Bring this jumbled mess of a post to a conclusion please!
SEO and Inbound Marketing aren’t that different – I just feel that one is an extension of the other. The most successful online marketers, the ones who are good at SEO, will be good at Inbound Marketing because they don’t see the end goal as being number one rankings for a specific keyword. They recognize there is digital life beyond the SERPs, and while Google might still send the majority of your traffic, your business won’t become dependent on it.
For an industry related example, look at iAcquire – they were outed for offering financial compensation for links by some self-righteous nitwit (I’m being very polite) who thought he was doing someone a service by pointing out they had overstepped one of Googles arbitrary guidelines. As a result of this inexcusable hate baiting, acquire found themselves removed from Googles index.
For some businesses this removal of organic search traffic would have spelled doom, but because of the reputation acquire had built, and the reputation of several key staff within the SEO community, they were able to negotiate this 3 month spell without Google traffic. In my opinion, that was a result of them developing their brand reputation successfully when some companies might have been satisfied to stagnate at the top of the rankings for certain search terms. Rightfully, they have been reincluded again.

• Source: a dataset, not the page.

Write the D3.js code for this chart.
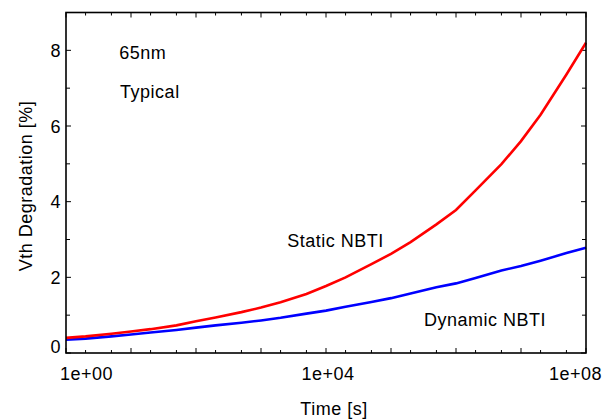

Inbound Marketing is a long-term investment that requires dedication, knowledge and a real passion for the product or service you are selling. Just to reiterate, I think SEO is still a hugely important, but its just one part of the online marketing process. I think as businesses begin to become more web-savvy and have the realization that ranking for a keyword doesn’t guarantee long term success, the SEO industry will have to reposition in order to display these additional marketing skills.